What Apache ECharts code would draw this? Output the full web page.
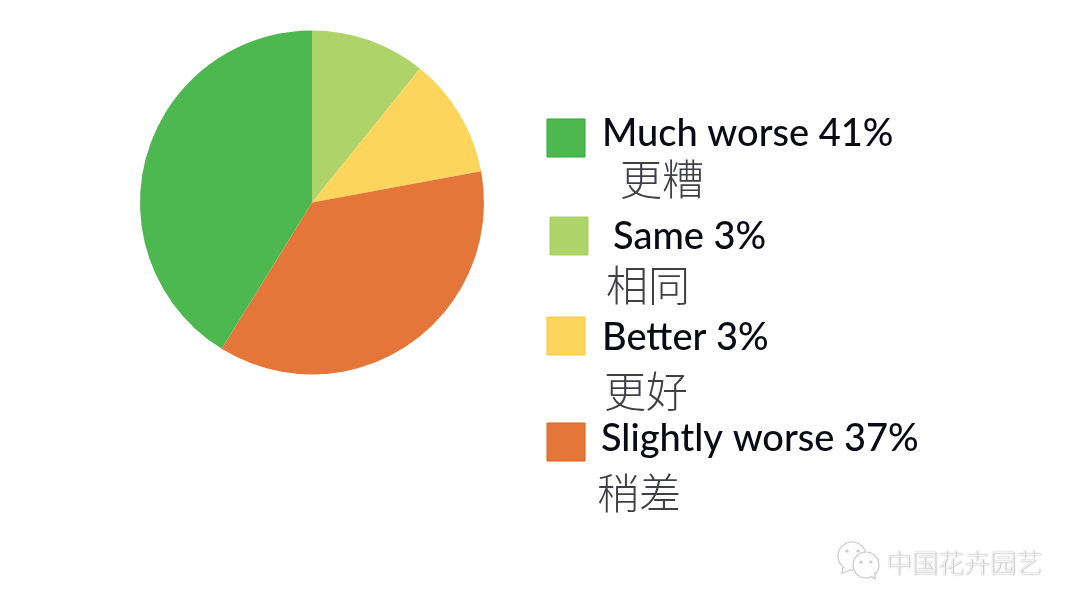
<!DOCTYPE html>
<html>
<head>
<meta charset="utf-8">
<style>
  html, body { margin: 0; padding: 0; background: #fff; }
  #chart { width: 1080px; height: 611px; }
</style>
<script src="https://cdn.jsdelivr.net/npm/echarts@6/dist/echarts.min.js"></script>
</head>
<body>
<div id="chart"></div>
<script>
// slice shares as drawn (the printed labels say 3% but the slices are bigger)
const categories = ['Same', 'Better', 'Slightly worse', 'Much worse'];
const sliceValues = [10.8, 11.3, 36.7, 41.2];
const sliceColors = ['#AED469', '#FDD45C', '#E4763A', '#4DB84F'];

// legend texts, in the order they appear
const legendEn = ['Much worse 41%', 'Same 3%', 'Better 3%', 'Slightly worse 37%'];
const legendZh = ['更糟', '相同', '更好', '稍差'];
const legendFill = ['#4DB84F', '#AED469', '#FDD45C', '#E4763A'];
const legendEdge = ['#2FA733', '#A5D05C', '#FDC93F', '#DD5F1E'];
const watermark = '中国花卉园艺';

// legend layout: [swatch x, swatch y, en x, en mid y, zh x, zh mid y]
const legendPos = [
  [547, 119, 602, 134, 620, 179],
  [550, 217, 613, 237, 606, 285],
  [547, 317, 602, 338, 604, 391],
  [547, 423, 601, 439, 597, 493]
];

const chart = echarts.init(document.getElementById('chart'));

const graphic = [];
legendEn.forEach((txt, i) => {
  const p = legendPos[i];
  graphic.push({
    type: 'rect',
    shape: { x: p[0], y: p[1], width: 38, height: 38 },
    style: { fill: legendFill[i], stroke: legendEdge[i], lineWidth: 1 }
  });
  graphic.push({
    type: 'text', x: p[2], y: p[3],
    style: { text: txt, font: '500 38px Lato', fill: '#0a0a14', textVerticalAlign: 'middle' }
  });
  graphic.push({
    type: 'text', x: p[4], y: p[5],
    style: { text: legendZh[i], font: '300 42px "Noto Sans CJK SC"', fill: '#3f3f46', textVerticalAlign: 'middle' }
  });
});

// wechat style mark + name, bottom right
const wmStroke = '#c9c9c9';
graphic.push(
  { type: 'circle', shape: { cx: 852, cy: 556, r: 14 }, style: { fill: '#fff', stroke: wmStroke, lineWidth: 1.2 } },
  { type: 'polyline', shape: { points: [[843, 567], [842, 573], [851, 570]] }, style: { fill: '#fff', stroke: wmStroke, lineWidth: 1.2 } },
  { type: 'circle', shape: { cx: 866, cy: 565, r: 13 }, style: { fill: '#fff', stroke: wmStroke, lineWidth: 1.2 } },
  { type: 'polyline', shape: { points: [[871, 576], [875, 579], [875, 572]] }, style: { fill: '#fff', stroke: wmStroke, lineWidth: 1.2 } },
  { type: 'circle', shape: { cx: 847, cy: 551, r: 1.6 }, style: { fill: wmStroke } },
  { type: 'circle', shape: { cx: 858, cy: 551, r: 1.6 }, style: { fill: wmStroke } },
  { type: 'circle', shape: { cx: 861, cy: 562, r: 1.6 }, style: { fill: wmStroke } },
  { type: 'circle', shape: { cx: 871, cy: 562, r: 1.6 }, style: { fill: wmStroke } },
  {
    type: 'text', x: 886, y: 563,
    style: {
      text: watermark, font: '300 26px "Noto Sans CJK SC"', fill: '#f4f4f4',
      textVerticalAlign: 'middle', textShadowColor: '#8a8a8a', textShadowBlur: 1.5,
      textShadowOffsetX: 0.5, textShadowOffsetY: 0.5
    }
  }
);

chart.setOption({
  backgroundColor: '#ffffff',
  animation: false,
  series: [{
    type: 'pie',
    center: [312, 202.5],
    radius: [0, 172],
    startAngle: 90,
    clockwise: true,
    label: { show: false },
    labelLine: { show: false },
    silent: true,
    data: categories.map((name, i) => ({
      name: name,
      value: sliceValues[i],
      itemStyle: { color: sliceColors[i] }
    }))
  }],
  graphic: graphic
});
</script>
</body>
</html>
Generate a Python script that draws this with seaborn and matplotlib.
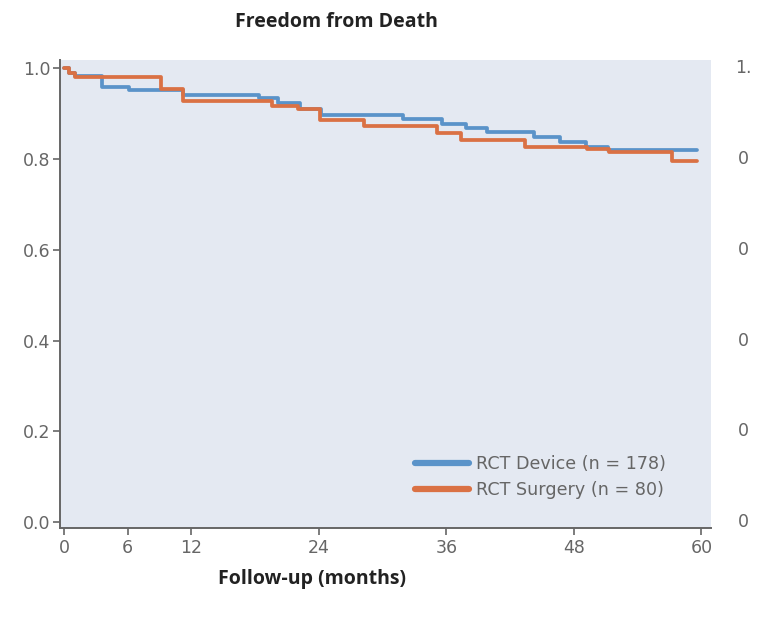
import numpy as np
import pandas as pd
import matplotlib
matplotlib.use("Agg")
import matplotlib.pyplot as plt
import seaborn as sns

# Kaplan-Meier step values (months, survival)
device_t = [0, 0.5, 1.0, 3.6, 6.1, 11.2, 18.4, 20.1, 22.2, 24.2, 31.9, 35.6, 37.8, 39.8, 44.2, 46.7, 49.1, 51.2, 59.6]
device_s = [1.0, 0.99, 0.983, 0.959, 0.952, 0.941, 0.934, 0.924, 0.911, 0.897, 0.888, 0.878, 0.868, 0.859, 0.849, 0.838, 0.827, 0.819, 0.819]

surgery_t = [0, 0.5, 1.0, 9.1, 11.2, 19.6, 22.0, 24.1, 28.2, 35.1, 37.4, 43.4, 49.2, 51.3, 57.2, 59.6]
surgery_s = [1.0, 0.99, 0.981, 0.954, 0.927, 0.917, 0.909, 0.886, 0.873, 0.857, 0.841, 0.826, 0.821, 0.815, 0.795, 0.795]

labels = ["RCT Device (n = 178)", "RCT Surgery (n = 80)"]
colors = ["#5a93c9", "#da7144"]
x_ticks = [0, 6, 12, 24, 36, 48, 60]
y_ticks = [0.0, 0.2, 0.4, 0.6, 0.8, 1.0]

df = pd.concat([
    pd.DataFrame({"month": device_t, "surv": device_s, "arm": labels[0]}),
    pd.DataFrame({"month": surgery_t, "surv": surgery_s, "arm": labels[1]}),
])

sns.set_style("ticks")
plt.rcParams['font.family'] = ['DejaVu Sans']

fig = plt.figure(figsize=(7.6, 6.21), dpi=100)
ax = fig.add_axes([0.0789, 0.1498, 0.8566, 0.7536])
ax.set_facecolor("#e4e9f2")

sns.lineplot(data=df, x="month", y="surv", hue="arm", palette=colors,
             drawstyle="steps-post", linewidth=2.7, ax=ax, estimator=None, sort=False)

ax.set_xlim(-0.38, 60.9)
ax.set_ylim(-0.013, 1.018)
ax.set_xticks(x_ticks)
ax.set_yticks(y_ticks)
ax.set_yticklabels([f"{v:.1f}" for v in y_ticks])
ax.tick_params(colors="#666666", labelsize=12.5, length=5, width=1.2)
ax.tick_params(axis="x", pad=3)
ax.tick_params(axis="y", pad=2)
for side in ["top", "right"]:
    ax.spines[side].set_visible(False)
for side in ["left", "bottom"]:
    ax.spines[side].set_color("#666666")
    ax.spines[side].set_linewidth(1.4)

ax.set_xlabel("")
ax.set_ylabel("")

leg = ax.legend(loc="lower right", bbox_to_anchor=(0.955, 0.028), frameon=False,
                fontsize=12.6, handlelength=3.1, handletextpad=0.4, labelspacing=0.45)
for line in leg.get_lines():
    line.set_linewidth(4.5)
for txt in leg.get_texts():
    txt.set_color("#666666")

fig.text(0.443, 0.965, "Freedom from Death", ha="center", va="center",
         fontsize=14, fontweight="bold", family=["Open Sans", "DejaVu Sans"], color="#222222")
fig.text(0.411, 0.067, "Follow-up (months)", ha="center", va="center",
         fontsize=14, fontweight="bold", family=["Open Sans", "DejaVu Sans"], color="#222222")

# cut-off tick labels from the neighbouring panel
right_labels = ["1.", "0", "0", "0", "0", "0"]
right_y = [1.0, 0.8, 0.6, 0.4, 0.2, 0.0]
for lab, yv in zip(right_labels, right_y):
    ax.text(1.05, ax.transLimits.transform((0, yv))[1], lab, transform=ax.transAxes,
            ha="center", va="center", fontsize=12.5, color="#666666")

fig.savefig("out.png", dpi=100)
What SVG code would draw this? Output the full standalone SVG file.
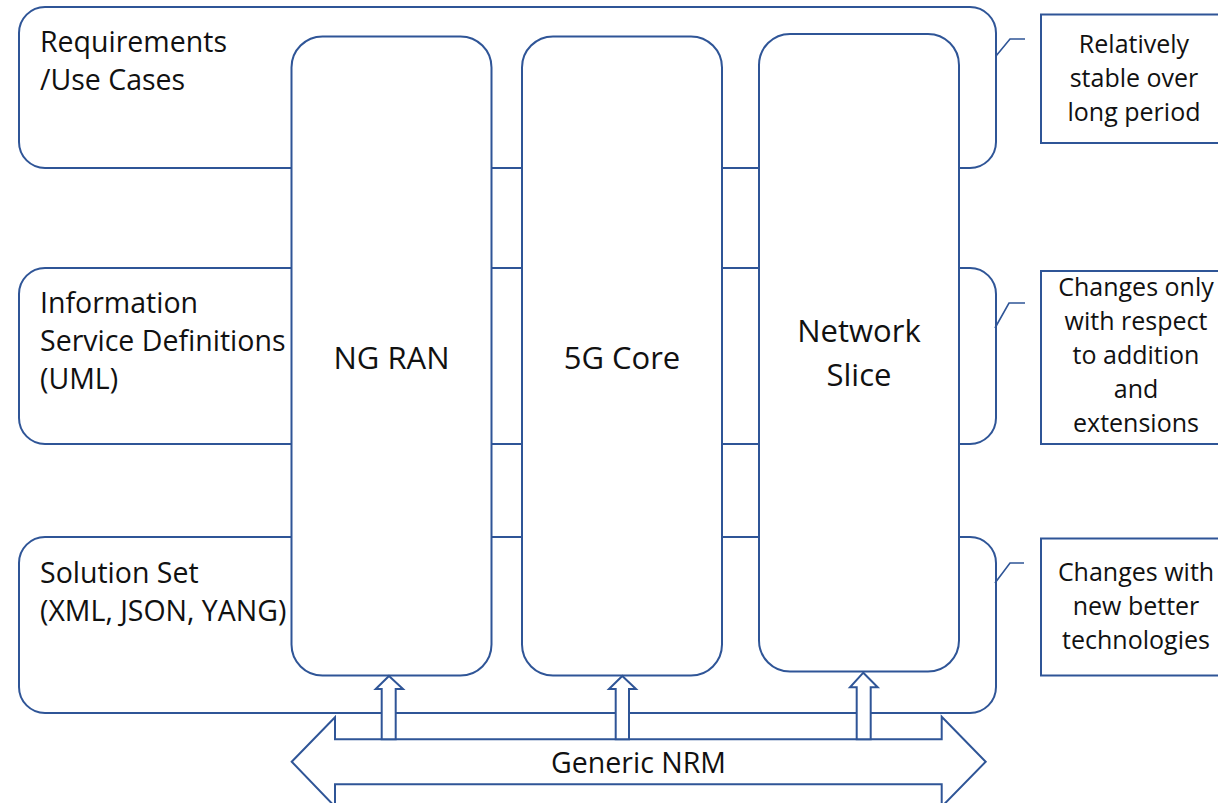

***

**Your objective**
Pick out and copy every line that contains the word "full".

**Reply**
What Apache ECharts code would draw this? Output the full web page.
What SVG code would draw this? Output the full standalone SVG file.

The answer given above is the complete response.